[START OF AVAILABLE DATA]

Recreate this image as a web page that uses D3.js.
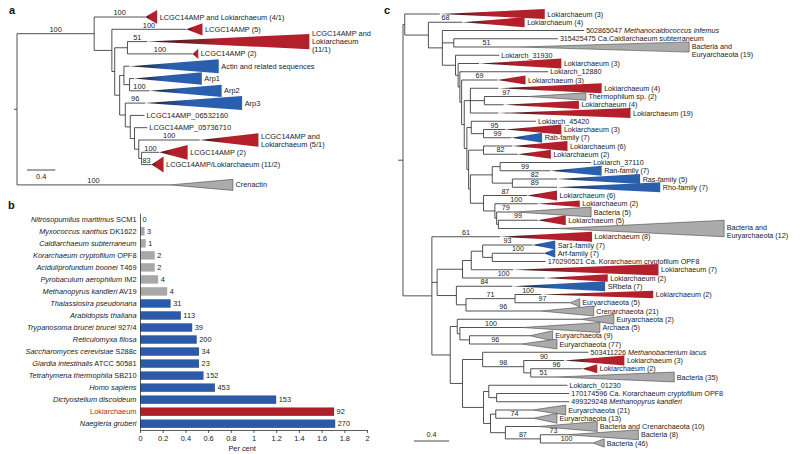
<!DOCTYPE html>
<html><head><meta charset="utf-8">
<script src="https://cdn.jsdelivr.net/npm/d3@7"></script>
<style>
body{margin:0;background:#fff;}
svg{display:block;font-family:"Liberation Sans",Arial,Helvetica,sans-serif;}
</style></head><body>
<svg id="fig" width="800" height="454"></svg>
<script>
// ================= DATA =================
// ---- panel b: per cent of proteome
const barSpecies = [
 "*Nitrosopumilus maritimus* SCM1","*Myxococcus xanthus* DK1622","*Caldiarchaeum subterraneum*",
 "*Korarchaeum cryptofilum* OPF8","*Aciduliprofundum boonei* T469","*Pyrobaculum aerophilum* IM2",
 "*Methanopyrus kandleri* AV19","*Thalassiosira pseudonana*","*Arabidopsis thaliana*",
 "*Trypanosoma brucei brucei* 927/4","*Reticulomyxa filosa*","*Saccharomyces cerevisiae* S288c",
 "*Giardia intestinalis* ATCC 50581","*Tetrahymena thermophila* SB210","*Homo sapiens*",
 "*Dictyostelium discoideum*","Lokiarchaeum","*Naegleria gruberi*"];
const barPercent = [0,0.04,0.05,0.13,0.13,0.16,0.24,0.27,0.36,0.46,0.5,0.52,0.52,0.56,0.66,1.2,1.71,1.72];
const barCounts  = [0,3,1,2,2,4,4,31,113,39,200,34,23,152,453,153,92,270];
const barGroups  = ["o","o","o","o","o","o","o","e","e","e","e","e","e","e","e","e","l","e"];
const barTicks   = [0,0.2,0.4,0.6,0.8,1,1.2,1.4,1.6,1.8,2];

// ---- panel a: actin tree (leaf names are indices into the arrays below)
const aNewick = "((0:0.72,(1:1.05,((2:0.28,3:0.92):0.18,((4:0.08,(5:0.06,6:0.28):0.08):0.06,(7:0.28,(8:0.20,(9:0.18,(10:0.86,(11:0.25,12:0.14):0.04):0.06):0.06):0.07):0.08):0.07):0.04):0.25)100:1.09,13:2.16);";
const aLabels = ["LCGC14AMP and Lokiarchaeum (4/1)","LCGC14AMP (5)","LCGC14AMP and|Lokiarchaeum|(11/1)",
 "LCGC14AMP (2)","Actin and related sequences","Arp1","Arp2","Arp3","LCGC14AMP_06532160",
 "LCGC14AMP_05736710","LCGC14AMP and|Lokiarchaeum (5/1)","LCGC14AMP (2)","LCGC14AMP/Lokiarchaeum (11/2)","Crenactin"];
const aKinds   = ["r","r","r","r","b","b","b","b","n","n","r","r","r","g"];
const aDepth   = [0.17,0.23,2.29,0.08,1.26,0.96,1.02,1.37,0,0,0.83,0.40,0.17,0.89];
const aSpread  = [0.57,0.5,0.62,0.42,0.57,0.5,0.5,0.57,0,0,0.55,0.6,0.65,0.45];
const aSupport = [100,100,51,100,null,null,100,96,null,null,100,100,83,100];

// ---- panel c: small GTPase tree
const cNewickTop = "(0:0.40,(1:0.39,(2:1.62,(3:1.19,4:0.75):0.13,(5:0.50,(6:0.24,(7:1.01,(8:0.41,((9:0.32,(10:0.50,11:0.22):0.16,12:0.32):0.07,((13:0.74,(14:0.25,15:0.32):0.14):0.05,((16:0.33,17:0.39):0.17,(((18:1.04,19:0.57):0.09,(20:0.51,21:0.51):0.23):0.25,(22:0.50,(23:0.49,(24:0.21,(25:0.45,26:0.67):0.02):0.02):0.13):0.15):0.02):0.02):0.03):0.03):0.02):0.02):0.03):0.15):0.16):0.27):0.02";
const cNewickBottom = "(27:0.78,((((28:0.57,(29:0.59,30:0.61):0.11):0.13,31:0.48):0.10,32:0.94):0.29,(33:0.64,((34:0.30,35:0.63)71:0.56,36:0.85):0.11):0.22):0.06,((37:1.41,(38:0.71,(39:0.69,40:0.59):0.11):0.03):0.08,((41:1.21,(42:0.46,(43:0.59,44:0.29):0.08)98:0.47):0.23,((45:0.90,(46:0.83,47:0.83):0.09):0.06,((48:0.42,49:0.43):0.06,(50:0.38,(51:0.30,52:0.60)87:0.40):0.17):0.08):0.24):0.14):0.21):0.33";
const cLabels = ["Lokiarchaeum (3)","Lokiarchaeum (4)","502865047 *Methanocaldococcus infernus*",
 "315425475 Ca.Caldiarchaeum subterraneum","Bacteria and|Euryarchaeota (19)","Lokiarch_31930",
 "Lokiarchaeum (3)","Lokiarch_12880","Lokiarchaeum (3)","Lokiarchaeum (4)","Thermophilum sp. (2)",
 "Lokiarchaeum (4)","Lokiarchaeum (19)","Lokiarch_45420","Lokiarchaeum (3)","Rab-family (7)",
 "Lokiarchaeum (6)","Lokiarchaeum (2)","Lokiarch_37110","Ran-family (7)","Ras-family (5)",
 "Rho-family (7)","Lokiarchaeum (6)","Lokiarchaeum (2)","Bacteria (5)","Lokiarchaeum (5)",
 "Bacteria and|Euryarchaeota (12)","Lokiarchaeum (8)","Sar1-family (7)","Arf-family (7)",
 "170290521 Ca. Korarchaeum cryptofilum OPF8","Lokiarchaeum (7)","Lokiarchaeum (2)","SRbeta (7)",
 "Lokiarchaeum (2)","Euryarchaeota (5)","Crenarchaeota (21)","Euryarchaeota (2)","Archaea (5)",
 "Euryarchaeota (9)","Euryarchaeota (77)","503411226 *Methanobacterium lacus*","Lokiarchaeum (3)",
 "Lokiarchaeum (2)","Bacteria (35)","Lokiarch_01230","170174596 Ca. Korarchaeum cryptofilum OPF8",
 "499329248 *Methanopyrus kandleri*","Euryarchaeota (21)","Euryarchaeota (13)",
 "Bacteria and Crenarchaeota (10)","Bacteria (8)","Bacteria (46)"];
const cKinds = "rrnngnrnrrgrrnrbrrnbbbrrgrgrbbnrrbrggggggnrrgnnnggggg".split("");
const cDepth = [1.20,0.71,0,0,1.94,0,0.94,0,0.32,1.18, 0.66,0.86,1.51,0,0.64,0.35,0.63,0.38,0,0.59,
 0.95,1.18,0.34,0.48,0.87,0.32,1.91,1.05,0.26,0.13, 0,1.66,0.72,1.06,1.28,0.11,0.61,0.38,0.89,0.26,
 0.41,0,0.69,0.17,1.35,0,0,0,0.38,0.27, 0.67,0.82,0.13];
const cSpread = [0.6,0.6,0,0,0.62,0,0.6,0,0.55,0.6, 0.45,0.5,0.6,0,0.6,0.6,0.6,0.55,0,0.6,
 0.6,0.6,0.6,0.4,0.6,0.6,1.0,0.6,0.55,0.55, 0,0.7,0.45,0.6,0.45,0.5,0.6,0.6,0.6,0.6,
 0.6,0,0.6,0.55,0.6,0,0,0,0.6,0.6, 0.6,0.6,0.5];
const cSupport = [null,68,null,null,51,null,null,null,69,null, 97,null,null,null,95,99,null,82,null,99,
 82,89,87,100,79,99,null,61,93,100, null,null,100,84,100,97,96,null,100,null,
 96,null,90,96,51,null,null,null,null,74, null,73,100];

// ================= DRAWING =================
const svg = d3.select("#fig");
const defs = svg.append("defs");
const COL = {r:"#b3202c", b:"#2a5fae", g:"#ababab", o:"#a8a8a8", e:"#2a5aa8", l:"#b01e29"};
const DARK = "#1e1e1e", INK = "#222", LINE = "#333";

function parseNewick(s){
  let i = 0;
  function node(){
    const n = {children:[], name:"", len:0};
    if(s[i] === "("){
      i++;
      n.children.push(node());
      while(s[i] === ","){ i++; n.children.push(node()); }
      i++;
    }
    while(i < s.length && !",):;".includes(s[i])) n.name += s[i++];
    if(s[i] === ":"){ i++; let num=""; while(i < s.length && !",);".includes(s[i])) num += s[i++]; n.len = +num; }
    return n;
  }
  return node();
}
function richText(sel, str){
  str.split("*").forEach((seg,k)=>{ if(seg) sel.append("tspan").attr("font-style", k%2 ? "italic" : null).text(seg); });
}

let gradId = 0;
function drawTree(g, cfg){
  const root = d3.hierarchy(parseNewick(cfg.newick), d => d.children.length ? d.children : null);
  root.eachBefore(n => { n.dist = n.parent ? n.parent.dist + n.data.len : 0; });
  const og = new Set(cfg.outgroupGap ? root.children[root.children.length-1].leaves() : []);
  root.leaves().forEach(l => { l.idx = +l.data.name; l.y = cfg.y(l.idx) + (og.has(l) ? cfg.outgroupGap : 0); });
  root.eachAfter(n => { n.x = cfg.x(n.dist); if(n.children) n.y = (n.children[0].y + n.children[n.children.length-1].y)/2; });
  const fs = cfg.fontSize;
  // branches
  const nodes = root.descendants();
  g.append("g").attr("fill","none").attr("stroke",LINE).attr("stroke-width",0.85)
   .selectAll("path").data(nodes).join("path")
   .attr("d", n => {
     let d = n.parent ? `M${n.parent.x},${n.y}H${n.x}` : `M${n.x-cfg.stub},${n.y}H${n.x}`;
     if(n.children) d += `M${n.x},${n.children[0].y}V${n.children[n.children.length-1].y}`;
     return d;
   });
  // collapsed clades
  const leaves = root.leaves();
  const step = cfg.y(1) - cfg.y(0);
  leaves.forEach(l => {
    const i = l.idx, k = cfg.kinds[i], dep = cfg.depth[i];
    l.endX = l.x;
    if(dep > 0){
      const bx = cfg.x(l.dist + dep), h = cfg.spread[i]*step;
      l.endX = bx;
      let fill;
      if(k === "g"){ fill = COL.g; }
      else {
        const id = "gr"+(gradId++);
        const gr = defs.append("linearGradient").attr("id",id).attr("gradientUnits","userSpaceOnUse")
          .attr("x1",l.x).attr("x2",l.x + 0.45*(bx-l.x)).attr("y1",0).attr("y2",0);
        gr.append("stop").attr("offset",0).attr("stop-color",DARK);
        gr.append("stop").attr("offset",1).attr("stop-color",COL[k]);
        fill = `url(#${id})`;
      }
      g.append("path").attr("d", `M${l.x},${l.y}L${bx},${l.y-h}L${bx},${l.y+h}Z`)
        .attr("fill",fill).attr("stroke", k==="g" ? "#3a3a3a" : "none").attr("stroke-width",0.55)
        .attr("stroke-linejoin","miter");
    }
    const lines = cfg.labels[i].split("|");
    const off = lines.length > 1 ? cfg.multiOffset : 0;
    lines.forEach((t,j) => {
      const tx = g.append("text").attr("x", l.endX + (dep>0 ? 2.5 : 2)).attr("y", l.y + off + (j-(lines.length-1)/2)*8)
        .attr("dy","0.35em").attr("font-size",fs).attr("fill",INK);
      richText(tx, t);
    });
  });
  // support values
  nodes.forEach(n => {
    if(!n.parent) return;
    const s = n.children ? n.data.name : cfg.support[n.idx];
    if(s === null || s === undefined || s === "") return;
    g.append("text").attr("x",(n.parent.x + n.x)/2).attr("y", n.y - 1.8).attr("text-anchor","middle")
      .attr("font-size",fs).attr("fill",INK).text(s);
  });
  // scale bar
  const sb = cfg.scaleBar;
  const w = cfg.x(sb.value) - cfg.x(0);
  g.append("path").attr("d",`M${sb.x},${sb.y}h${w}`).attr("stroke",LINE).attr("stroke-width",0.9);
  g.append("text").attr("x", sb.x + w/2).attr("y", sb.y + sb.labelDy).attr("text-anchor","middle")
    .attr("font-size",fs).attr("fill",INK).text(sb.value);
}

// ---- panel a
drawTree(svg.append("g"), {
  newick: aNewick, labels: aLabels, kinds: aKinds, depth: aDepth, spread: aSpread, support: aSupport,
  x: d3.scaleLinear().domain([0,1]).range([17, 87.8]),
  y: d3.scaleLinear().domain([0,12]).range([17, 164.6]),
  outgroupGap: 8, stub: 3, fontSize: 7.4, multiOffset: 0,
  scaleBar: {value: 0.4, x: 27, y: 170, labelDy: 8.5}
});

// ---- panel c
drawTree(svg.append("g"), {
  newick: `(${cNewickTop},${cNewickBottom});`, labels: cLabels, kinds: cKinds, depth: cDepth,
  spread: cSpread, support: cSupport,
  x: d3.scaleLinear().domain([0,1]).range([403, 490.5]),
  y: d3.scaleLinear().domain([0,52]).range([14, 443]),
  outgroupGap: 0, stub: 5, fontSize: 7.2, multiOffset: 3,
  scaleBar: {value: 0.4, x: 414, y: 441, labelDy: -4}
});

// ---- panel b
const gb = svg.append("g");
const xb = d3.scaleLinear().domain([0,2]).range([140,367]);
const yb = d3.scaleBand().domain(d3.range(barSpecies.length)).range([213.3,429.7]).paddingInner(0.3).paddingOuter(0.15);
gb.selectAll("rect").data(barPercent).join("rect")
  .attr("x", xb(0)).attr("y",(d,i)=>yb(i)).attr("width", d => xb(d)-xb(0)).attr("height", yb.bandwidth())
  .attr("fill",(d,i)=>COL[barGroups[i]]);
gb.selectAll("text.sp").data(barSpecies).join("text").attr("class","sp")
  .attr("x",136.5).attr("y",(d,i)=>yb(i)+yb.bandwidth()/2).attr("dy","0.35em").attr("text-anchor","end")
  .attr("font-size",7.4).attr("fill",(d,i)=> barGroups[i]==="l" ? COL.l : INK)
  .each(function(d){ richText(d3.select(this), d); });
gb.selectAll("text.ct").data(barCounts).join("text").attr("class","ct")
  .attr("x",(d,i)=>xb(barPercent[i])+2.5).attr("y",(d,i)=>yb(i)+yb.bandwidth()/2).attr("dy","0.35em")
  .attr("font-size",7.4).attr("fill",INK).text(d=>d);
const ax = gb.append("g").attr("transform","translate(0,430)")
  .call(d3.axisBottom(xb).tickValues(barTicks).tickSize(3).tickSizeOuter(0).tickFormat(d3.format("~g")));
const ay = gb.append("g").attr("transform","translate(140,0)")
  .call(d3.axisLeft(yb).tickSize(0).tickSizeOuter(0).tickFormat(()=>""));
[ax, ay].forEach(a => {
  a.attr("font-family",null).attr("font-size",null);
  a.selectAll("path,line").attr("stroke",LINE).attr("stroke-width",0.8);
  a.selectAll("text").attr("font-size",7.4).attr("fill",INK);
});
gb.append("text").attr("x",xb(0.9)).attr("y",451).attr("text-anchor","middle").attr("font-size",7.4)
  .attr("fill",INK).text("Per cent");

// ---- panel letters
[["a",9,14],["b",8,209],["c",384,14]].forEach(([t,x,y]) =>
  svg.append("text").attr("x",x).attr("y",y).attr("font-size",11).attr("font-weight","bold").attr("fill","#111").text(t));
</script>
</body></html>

[END OF AVAILABLE DATA]

WRITTEN TASK: Determine how many lines of the material include the string "this". Output only that count.

TASK OUTPUT: 2